(Source material):
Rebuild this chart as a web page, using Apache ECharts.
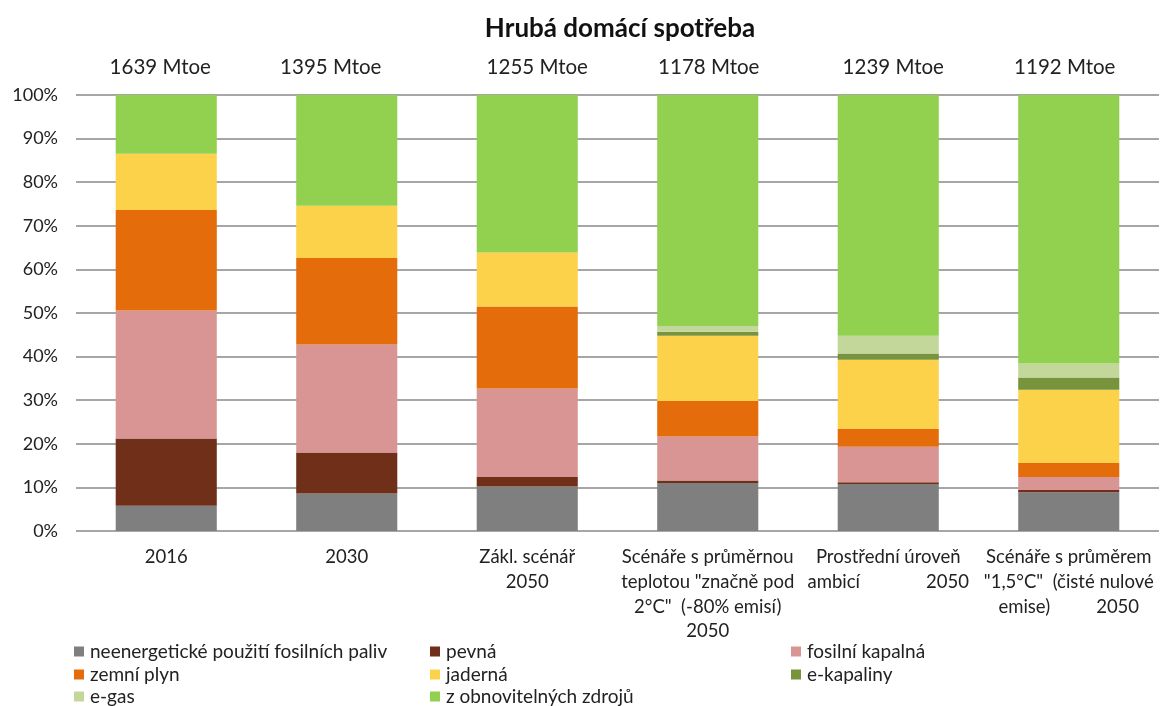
<!DOCTYPE html>
<html>
<head>
<meta charset="utf-8">
<script src="https://cdn.jsdelivr.net/npm/echarts@6/dist/echarts.min.js"></script>
<style>
html,body{margin:0;padding:0;background:#fff;}
#chart{width:1161px;height:706px;}
</style>
</head>
<body>
<div id="chart"></div>
<script>
const title = 'Hrubá domácí spotřeba';
// '\t' marks where the original label spreads the words apart
const categories = [
  '2016',
  '2030',
  'Zákl. scénář\n2050',
  'Scénáře s průměrnou\nteplotou "značně pod\n2°C"  (-80% emisí)\n2050',
  'Prostřední úroveň\nambicí\t2050',
  'Scénáře s průměrem\n"1,5°C"  (čisté nulové\nemise)\t2050'
];
const totals = ['1639 Mtoe', '1395 Mtoe', '1255 Mtoe', '1178 Mtoe', '1239 Mtoe', '1192 Mtoe'];
const yTicks = [0, 10, 20, 30, 40, 50, 60, 70, 80, 90, 100];

const nonEnergy  = [5.8, 8.6, 10.2, 11.0, 10.8, 8.9];
const solid      = [15.4, 9.4, 2.2, 0.6, 0.4, 0.5];
const oil        = [29.4, 24.8, 20.3, 10.1, 8.1, 3.0];
const gas        = [23.0, 19.8, 18.8, 8.1, 4.1, 3.2];
const nuclear    = [12.9, 12.0, 12.4, 15.0, 15.9, 16.8];
const eLiquids   = [0, 0, 0, 0.9, 1.4, 2.8];
const eGas       = [0, 0, 0, 1.3, 4.1, 3.2];
const renewables = [13.5, 25.4, 36.1, 53.0, 55.2, 61.6];

const seriesNames = [
  'neenergetické použití fosilních paliv', 'pevná', 'fosilní kapalná',
  'zemní plyn', 'jaderná', 'e-kapaliny', 'e-gas', 'z obnovitelných zdrojů'
];
const seriesData = [nonEnergy, solid, oil, gas, nuclear, eLiquids, eGas, renewables];
const colors = ['#7f7f7f', '#6f2f19', '#d99594', '#e46c0a', '#fdd24b', '#77933c', '#c4d79b', '#92d050'];

// horizontal nudges of the total labels (px, + = right), as placed in the original
const totalShift = [-6, -16, 10, 1, 5, -4];
// width of the spread-apart gap inside the category labels (px)
const catGap = [0, 0, 0, 0, 66, 46];

const FONT = 'Lato, "Open Sans", sans-serif';
const chart = echarts.init(document.getElementById('chart'));

// legend grid: 3 columns x 3 rows, filled row by row
const legendCols = [74, 430, 791];
const legendRows = [642, 665, 687];
const legends = seriesNames.map((name, i) => ({
  left: legendCols[i % 3], top: legendRows[Math.floor(i / 3)],
  orient: 'horizontal', itemWidth: 10, itemHeight: 10, icon: 'rect', itemGap: 0,
  padding: 0,
  textStyle: { fontFamily: FONT, fontSize: 19, color: '#222', padding: [0, 0, 0, 1] },
  selectedMode: false, data: [name]
}));

const totalRich = {};
totalShift.forEach((s, i) => {
  totalRich['t' + i] = {
    fontFamily: FONT, fontSize: 20.5, color: '#222',
    padding: s >= 0 ? [0, 0, 0, 2 * s] : [0, -2 * s, 0, 0]
  };
});

const catStyle = { fontFamily: FONT, fontSize: 18.5, color: '#222', lineHeight: 24.7 };
const catRich = { c: catStyle };
catGap.forEach((g, i) => { catRich['r' + i] = Object.assign({}, catStyle, { padding: [0, 0, 0, g] }); });

chart.setOption({
  animation: false,
  color: colors,
  title: {
    text: title, left: 615, textAlign: 'center', top: 11,
    textStyle: { fontFamily: FONT, fontSize: 26, fontWeight: 'bold', color: '#111' }
  },
  legend: legends,
  grid: { left: 76, right: 2, top: 95, bottom: 175, containLabel: false, outerBoundsMode: 'none' },
  xAxis: [
    {
      type: 'category', data: categories, position: 'bottom',
      axisLine: { show: false }, axisTick: { show: false },
      axisLabel: {
        interval: 0, margin: 14, overflow: 'none', hideOverlap: false,
        fontFamily: FONT, fontSize: 18.5, color: '#222', lineHeight: 24.7,
        rich: catRich,
        formatter: (v, i) => v.split('\n').map(line => line.split('\t').map((p, k) => (k ? '{r' + i + '|' : '{c|') + p + '}').join('')).join('\n')
      }
    },
    {
      type: 'category', data: totals, position: 'top',
      axisLine: { show: false }, axisTick: { show: false },
      axisLabel: {
        interval: 0, margin: 17, rich: totalRich, overflow: 'none',
        formatter: (v, i) => '{t' + i + '|' + v + '}'
      }
    }
  ],
  yAxis: {
    type: 'value', min: 0, max: 100, interval: 10,
    axisLine: { show: false }, axisTick: { show: false },
    axisLabel: {
      fontFamily: FONT, fontSize: 18, color: '#222', margin: 18,
      formatter: v => (yTicks.indexOf(v) >= 0 ? v + '%' : '')
    },
    splitLine: { lineStyle: { color: '#a6a6a6', width: 2 } }
  },
  series: seriesNames.map((name, i) => ({
    name: name, type: 'bar', stack: 'total', data: seriesData[i],
    barCategoryGap: '44%', xAxisIndex: 0,
    itemStyle: { color: colors[i] }
  }))
});
</script>
</body>
</html>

(Written problem): Restate the material word for word from its first line through the line containing "80, 90, 100];", both included; the pictures do not belong in it.

(Answer for the task):
Rebuild this chart as a web page, using Apache ECharts.
<!DOCTYPE html>
<html>
<head>
<meta charset="utf-8">
<script src="https://cdn.jsdelivr.net/npm/echarts@6/dist/echarts.min.js"></script>
<style>
html,body{margin:0;padding:0;background:#fff;}
#chart{width:1161px;height:706px;}
</style>
</head>
<body>
<div id="chart"></div>
<script>
const title = 'Hrubá domácí spotřeba';
// '\t' marks where the original label spreads the words apart
const categories = [
  '2016',
  '2030',
  'Zákl. scénář\n2050',
  'Scénáře s průměrnou\nteplotou "značně pod\n2°C"  (-80% emisí)\n2050',
  'Prostřední úroveň\nambicí\t2050',
  'Scénáře s průměrem\n"1,5°C"  (čisté nulové\nemise)\t2050'
];
const totals = ['1639 Mtoe', '1395 Mtoe', '1255 Mtoe', '1178 Mtoe', '1239 Mtoe', '1192 Mtoe'];
const yTicks = [0, 10, 20, 30, 40, 50, 60, 70, 80, 90, 100];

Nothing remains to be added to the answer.